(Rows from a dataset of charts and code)
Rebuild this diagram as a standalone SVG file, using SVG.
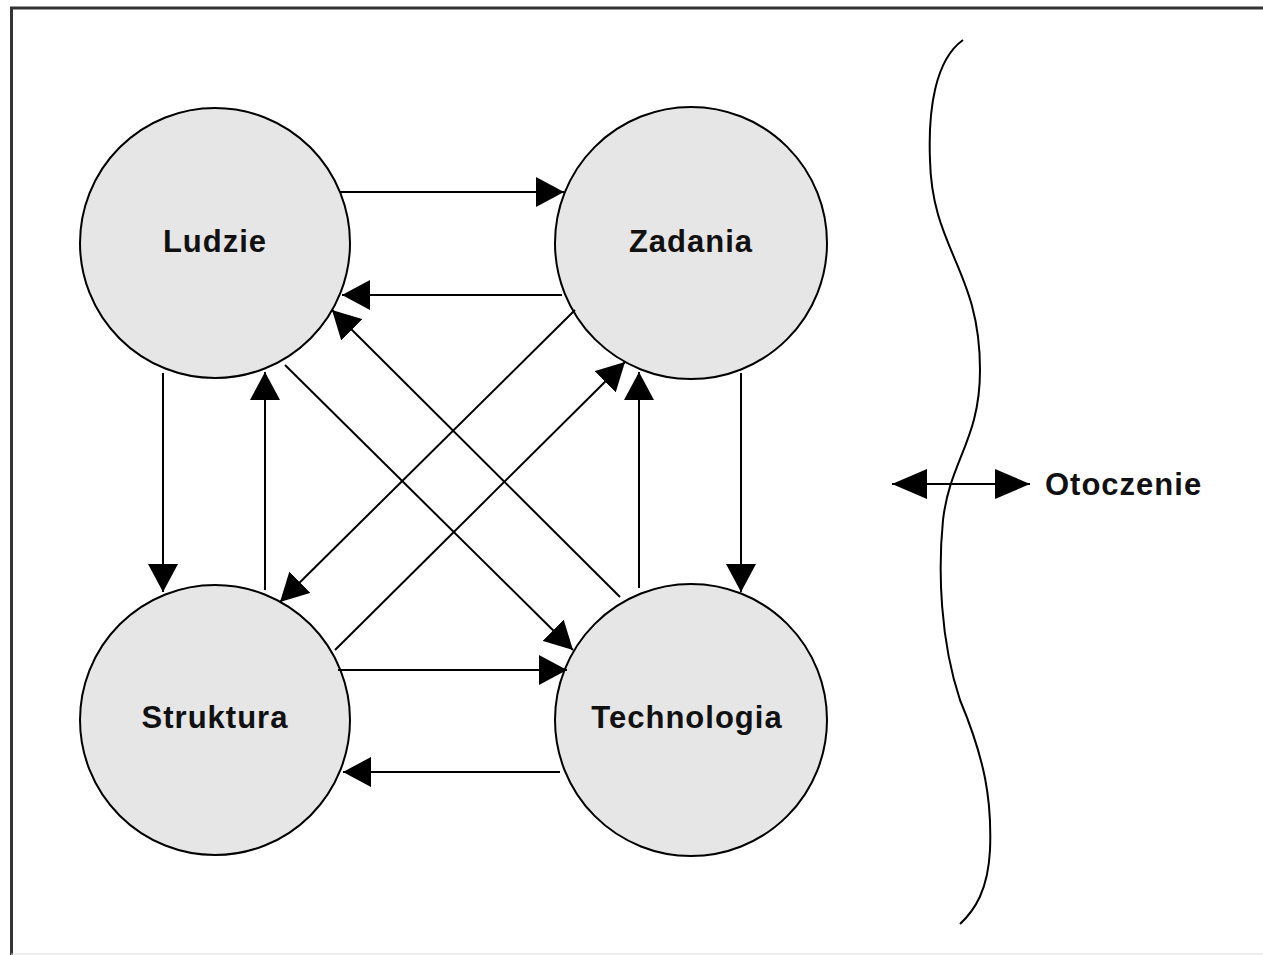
<svg xmlns="http://www.w3.org/2000/svg" width="1263" height="955" viewBox="0 0 1263 955">
<defs>
<style>
.node circle{fill:#e6e6e6;stroke:#000;stroke-width:2}
.node text{font-family:"Liberation Sans",Arial,sans-serif;font-weight:bold;font-size:31px;letter-spacing:1px;fill:#111;text-anchor:middle}
.conn line{stroke:#000;stroke-width:2;marker-end:url(#ah)}
.lbl{font-family:"Liberation Sans",Arial,sans-serif;font-weight:bold;font-size:31px;letter-spacing:1px;fill:#111}
</style>
<marker id="ah" markerUnits="userSpaceOnUse" viewBox="0 0 28 30" refX="28" refY="15" markerWidth="28" markerHeight="30" orient="auto">
<path d="M0,0 L28,15 L0,30 z" fill="#000"/>
</marker>
<marker id="ah2" markerUnits="userSpaceOnUse" viewBox="0 0 35 30" refX="35" refY="15" markerWidth="35" markerHeight="30" orient="auto-start-reverse">
<path d="M0,0 L35,15 L0,30 z" fill="#000"/>
</marker>
</defs>
<rect width="1263" height="955" fill="#fff"/>
<path d="M1263,8 H11.5 V955" fill="none" stroke="#333" stroke-width="3"/>
<line x1="11" y1="954" x2="1263" y2="954" stroke="#ddd" stroke-width="1"/>
<g id="node-ludzie" class="node"><circle cx="215" cy="243" r="135"/><text x="215" y="252">Ludzie</text></g>
<g id="node-zadania" class="node"><circle cx="691" cy="243" r="136"/><text x="691" y="252">Zadania</text></g>
<g id="node-struktura" class="node"><circle cx="215" cy="720" r="135"/><text x="215" y="728">Struktura</text></g>
<g id="node-technologia" class="node"><circle cx="691" cy="720" r="136"/><text x="687" y="728">Technologia</text></g>
<g id="connectors" class="conn">
<line x1="340" y1="192" x2="564" y2="192"/>
<line x1="562" y1="295" x2="342" y2="295"/>
<line x1="163" y1="373" x2="163" y2="592"/>
<line x1="265" y1="590" x2="265" y2="372"/>
<line x1="741" y1="373" x2="741" y2="592"/>
<line x1="639" y1="588" x2="639" y2="372"/>
<line x1="338" y1="670" x2="567" y2="670"/>
<line x1="560" y1="772" x2="343" y2="772"/>
<line x1="285" y1="365" x2="573" y2="650"/>
<line x1="620" y1="597" x2="332" y2="310"/>
<line x1="575" y1="310" x2="280" y2="602"/>
<line x1="335" y1="650" x2="625" y2="362"/>
</g>
<g id="environment">
<path d="M963,40 C935,60 928,110 930,160 C932,250 980,270 980,370 C980,440 950,460 943,520 C938,570 940,640 960,700 C985,760 992,800 990,850 C988,890 975,910 960,924" fill="none" stroke="#000" stroke-width="2"/>
<line x1="892" y1="484" x2="1030" y2="484" stroke="#000" stroke-width="2" marker-start="url(#ah2)" marker-end="url(#ah2)"/>
<text class="lbl" x="1045" y="495">Otoczenie</text>
</g>
</svg>
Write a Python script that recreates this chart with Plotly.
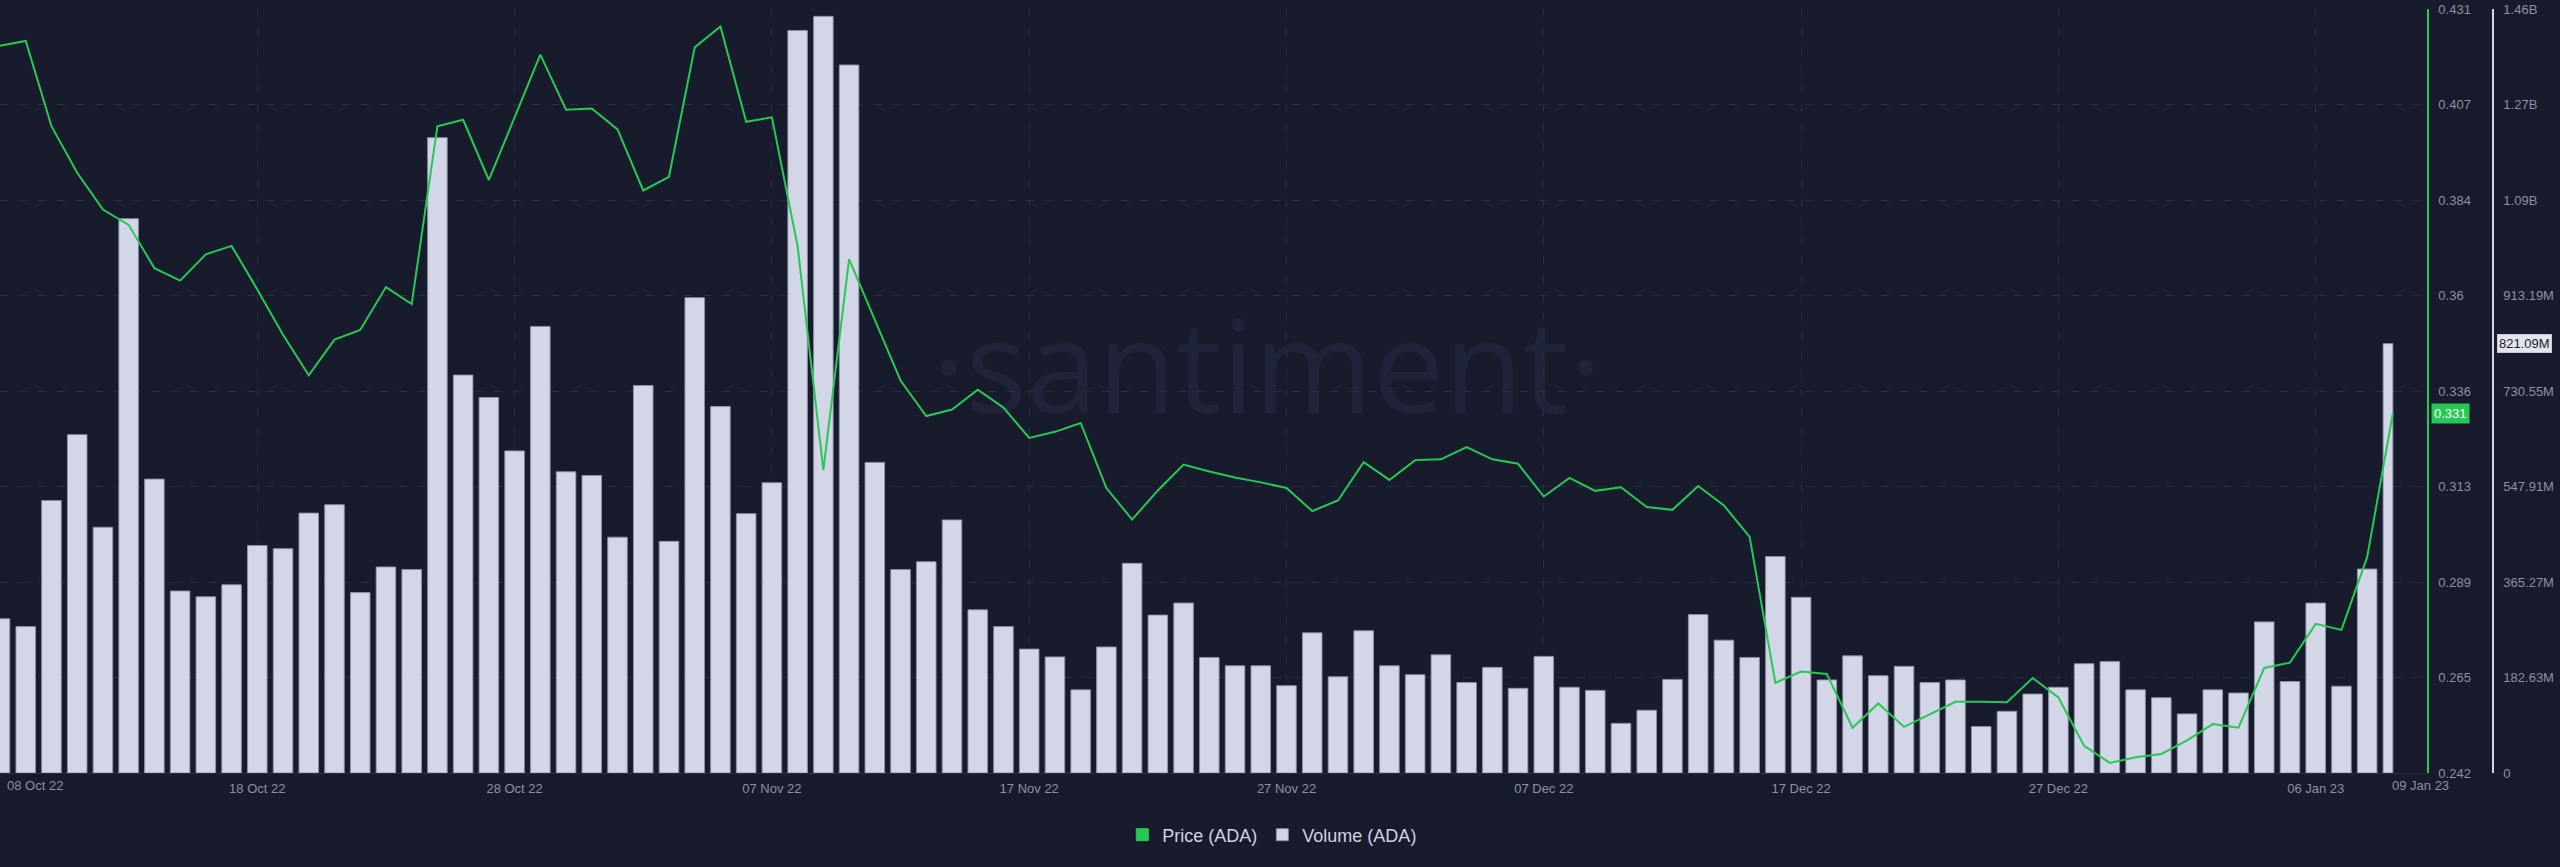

### GIVEN EXERCISE
Reproduce each entry precisely. Leave the pictures out.

### TASK ANSWER
Rebuild this diagram as a standalone SVG file, using SVG.
<svg xmlns="http://www.w3.org/2000/svg" width="1263" height="955" viewBox="0 0 1263 955">
<defs>
<style>
.node circle{fill:#e6e6e6;stroke:#000;stroke-width:2}
.node text{font-family:"Liberation Sans",Arial,sans-serif;font-weight:bold;font-size:31px;letter-spacing:1px;fill:#111;text-anchor:middle}
.conn line{stroke:#000;stroke-width:2;marker-end:url(#ah)}
.lbl{font-family:"Liberation Sans",Arial,sans-serif;font-weight:bold;font-size:31px;letter-spacing:1px;fill:#111}
</style>
<marker id="ah" markerUnits="userSpaceOnUse" viewBox="0 0 28 30" refX="28" refY="15" markerWidth="28" markerHeight="30" orient="auto">
<path d="M0,0 L28,15 L0,30 z" fill="#000"/>
</marker>
<marker id="ah2" markerUnits="userSpaceOnUse" viewBox="0 0 35 30" refX="35" refY="15" markerWidth="35" markerHeight="30" orient="auto-start-reverse">
<path d="M0,0 L35,15 L0,30 z" fill="#000"/>
</marker>
</defs>
<rect width="1263" height="955" fill="#fff"/>
<path d="M1263,8 H11.5 V955" fill="none" stroke="#333" stroke-width="3"/>
<line x1="11" y1="954" x2="1263" y2="954" stroke="#ddd" stroke-width="1"/>
<g id="node-ludzie" class="node"><circle cx="215" cy="243" r="135"/><text x="215" y="252">Ludzie</text></g>
<g id="node-zadania" class="node"><circle cx="691" cy="243" r="136"/><text x="691" y="252">Zadania</text></g>
<g id="node-struktura" class="node"><circle cx="215" cy="720" r="135"/><text x="215" y="728">Struktura</text></g>
<g id="node-technologia" class="node"><circle cx="691" cy="720" r="136"/><text x="687" y="728">Technologia</text></g>
<g id="connectors" class="conn">
<line x1="340" y1="192" x2="564" y2="192"/>
<line x1="562" y1="295" x2="342" y2="295"/>
<line x1="163" y1="373" x2="163" y2="592"/>
<line x1="265" y1="590" x2="265" y2="372"/>
<line x1="741" y1="373" x2="741" y2="592"/>
<line x1="639" y1="588" x2="639" y2="372"/>
<line x1="338" y1="670" x2="567" y2="670"/>
<line x1="560" y1="772" x2="343" y2="772"/>
<line x1="285" y1="365" x2="573" y2="650"/>
<line x1="620" y1="597" x2="332" y2="310"/>
<line x1="575" y1="310" x2="280" y2="602"/>
<line x1="335" y1="650" x2="625" y2="362"/>
</g>
<g id="environment">
<path d="M963,40 C935,60 928,110 930,160 C932,250 980,270 980,370 C980,440 950,460 943,520 C938,570 940,640 960,700 C985,760 992,800 990,850 C988,890 975,910 960,924" fill="none" stroke="#000" stroke-width="2"/>
<line x1="892" y1="484" x2="1030" y2="484" stroke="#000" stroke-width="2" marker-start="url(#ah2)" marker-end="url(#ah2)"/>
<text class="lbl" x="1045" y="495">Otoczenie</text>
</g>
</svg>
Write a Python script that recreates this chart with Plotly.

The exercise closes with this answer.